◆ **GIVEN PROBLEM**: Lines from the one containing "Clone this chart in matplotlib." to the one containing "ax = fig.add_axes([0.154, 0.17, 0.8435, 0.76])", both lines included, are to be extracted exactly from the data below; pictures are excluded.

Plotting code records:
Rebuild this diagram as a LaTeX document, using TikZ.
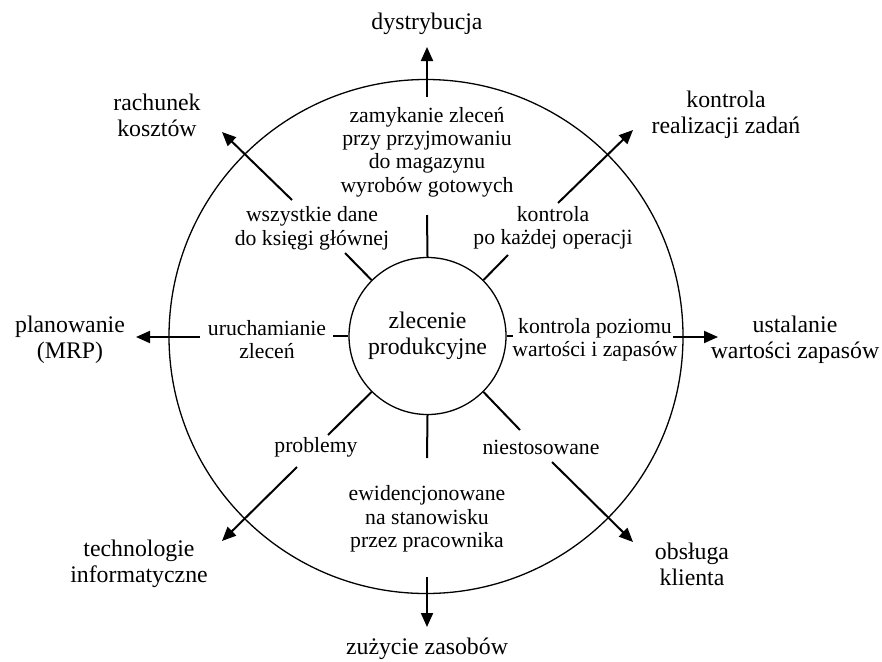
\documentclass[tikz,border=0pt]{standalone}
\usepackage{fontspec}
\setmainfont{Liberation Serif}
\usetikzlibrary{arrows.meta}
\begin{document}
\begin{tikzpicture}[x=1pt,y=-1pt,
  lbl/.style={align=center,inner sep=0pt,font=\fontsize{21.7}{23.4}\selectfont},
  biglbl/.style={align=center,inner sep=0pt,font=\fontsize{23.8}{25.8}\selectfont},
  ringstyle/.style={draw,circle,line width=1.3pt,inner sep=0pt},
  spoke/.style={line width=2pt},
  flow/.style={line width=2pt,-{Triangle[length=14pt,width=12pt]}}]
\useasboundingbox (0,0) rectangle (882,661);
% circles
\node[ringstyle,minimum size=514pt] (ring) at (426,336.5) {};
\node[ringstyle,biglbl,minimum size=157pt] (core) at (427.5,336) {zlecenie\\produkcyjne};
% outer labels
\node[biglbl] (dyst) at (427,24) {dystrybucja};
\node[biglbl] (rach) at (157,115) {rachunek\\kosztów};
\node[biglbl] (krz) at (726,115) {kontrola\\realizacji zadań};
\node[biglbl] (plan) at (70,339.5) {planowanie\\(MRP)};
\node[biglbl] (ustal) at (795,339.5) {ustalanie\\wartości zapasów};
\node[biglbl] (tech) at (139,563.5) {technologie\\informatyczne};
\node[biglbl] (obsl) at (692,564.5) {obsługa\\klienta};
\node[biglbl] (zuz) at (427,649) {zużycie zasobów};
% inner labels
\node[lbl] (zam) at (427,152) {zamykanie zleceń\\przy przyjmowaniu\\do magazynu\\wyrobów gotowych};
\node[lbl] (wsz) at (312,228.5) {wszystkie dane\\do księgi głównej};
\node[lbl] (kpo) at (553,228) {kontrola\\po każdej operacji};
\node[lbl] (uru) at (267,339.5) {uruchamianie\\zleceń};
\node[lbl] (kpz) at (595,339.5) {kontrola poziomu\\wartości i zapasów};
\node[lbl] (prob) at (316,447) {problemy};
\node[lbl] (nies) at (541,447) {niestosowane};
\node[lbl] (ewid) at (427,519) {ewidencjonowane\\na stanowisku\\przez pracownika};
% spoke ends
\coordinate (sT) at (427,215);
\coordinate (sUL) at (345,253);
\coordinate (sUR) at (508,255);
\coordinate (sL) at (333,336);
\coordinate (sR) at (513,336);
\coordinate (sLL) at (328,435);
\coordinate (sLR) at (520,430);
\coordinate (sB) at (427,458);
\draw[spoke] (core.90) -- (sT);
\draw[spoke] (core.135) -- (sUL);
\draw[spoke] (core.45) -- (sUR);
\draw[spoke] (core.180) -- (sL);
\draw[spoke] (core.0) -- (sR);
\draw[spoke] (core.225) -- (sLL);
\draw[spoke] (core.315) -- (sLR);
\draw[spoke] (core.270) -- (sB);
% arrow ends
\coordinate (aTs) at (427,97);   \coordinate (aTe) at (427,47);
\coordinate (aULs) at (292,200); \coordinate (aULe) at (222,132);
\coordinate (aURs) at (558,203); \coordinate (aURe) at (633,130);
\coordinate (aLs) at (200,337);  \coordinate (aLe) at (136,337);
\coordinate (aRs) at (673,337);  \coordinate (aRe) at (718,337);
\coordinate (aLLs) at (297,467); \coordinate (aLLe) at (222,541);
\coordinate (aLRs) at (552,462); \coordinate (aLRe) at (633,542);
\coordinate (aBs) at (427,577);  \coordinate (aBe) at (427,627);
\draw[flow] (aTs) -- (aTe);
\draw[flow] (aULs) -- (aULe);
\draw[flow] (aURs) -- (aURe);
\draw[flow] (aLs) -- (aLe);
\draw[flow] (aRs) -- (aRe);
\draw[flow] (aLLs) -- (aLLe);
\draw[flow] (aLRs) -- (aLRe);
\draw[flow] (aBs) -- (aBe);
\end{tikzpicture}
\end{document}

==

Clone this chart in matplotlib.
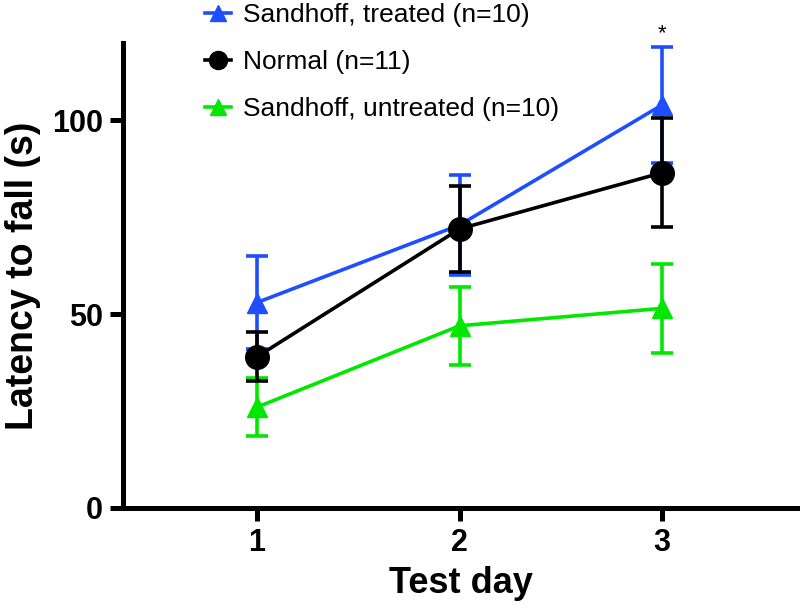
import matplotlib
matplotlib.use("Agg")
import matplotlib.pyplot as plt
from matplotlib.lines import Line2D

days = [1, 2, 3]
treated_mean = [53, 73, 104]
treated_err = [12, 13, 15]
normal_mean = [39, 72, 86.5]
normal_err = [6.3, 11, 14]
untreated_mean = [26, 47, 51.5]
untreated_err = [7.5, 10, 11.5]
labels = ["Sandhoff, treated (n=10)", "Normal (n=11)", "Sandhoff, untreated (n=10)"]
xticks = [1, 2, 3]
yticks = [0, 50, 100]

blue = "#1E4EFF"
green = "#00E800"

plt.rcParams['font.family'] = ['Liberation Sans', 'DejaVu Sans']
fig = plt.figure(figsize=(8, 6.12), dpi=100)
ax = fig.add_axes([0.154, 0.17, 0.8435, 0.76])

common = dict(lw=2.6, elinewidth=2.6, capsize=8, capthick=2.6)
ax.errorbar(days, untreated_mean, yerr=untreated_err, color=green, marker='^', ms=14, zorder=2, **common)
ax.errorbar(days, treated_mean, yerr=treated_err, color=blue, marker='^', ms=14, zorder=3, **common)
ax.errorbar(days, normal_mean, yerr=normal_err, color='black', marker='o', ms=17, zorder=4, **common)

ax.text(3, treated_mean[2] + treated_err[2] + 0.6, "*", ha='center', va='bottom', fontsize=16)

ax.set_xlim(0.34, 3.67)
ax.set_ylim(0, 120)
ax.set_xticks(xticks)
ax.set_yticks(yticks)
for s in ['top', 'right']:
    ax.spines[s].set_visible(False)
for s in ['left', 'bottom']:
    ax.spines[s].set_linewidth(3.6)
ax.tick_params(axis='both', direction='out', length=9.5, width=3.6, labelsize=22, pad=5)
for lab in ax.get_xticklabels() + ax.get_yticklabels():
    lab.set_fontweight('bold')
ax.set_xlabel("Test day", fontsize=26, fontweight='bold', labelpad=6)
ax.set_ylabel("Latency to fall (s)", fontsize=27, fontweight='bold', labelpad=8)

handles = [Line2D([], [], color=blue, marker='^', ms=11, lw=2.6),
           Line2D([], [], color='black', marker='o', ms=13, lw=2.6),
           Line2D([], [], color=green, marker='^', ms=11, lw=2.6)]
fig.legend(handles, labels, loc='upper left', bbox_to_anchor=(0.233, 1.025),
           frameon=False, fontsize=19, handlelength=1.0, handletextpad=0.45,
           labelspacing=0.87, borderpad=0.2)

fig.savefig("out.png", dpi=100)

◆ **WRITTEN ANSWER**:
Clone this chart in matplotlib.
import matplotlib
matplotlib.use("Agg")
import matplotlib.pyplot as plt
from matplotlib.lines import Line2D

days = [1, 2, 3]
treated_mean = [53, 73, 104]
treated_err = [12, 13, 15]
normal_mean = [39, 72, 86.5]
normal_err = [6.3, 11, 14]
untreated_mean = [26, 47, 51.5]
untreated_err = [7.5, 10, 11.5]
labels = ["Sandhoff, treated (n=10)", "Normal (n=11)", "Sandhoff, untreated (n=10)"]
xticks = [1, 2, 3]
yticks = [0, 50, 100]

blue = "#1E4EFF"
green = "#00E800"

plt.rcParams['font.family'] = ['Liberation Sans', 'DejaVu Sans']
fig = plt.figure(figsize=(8, 6.12), dpi=100)
ax = fig.add_axes([0.154, 0.17, 0.8435, 0.76])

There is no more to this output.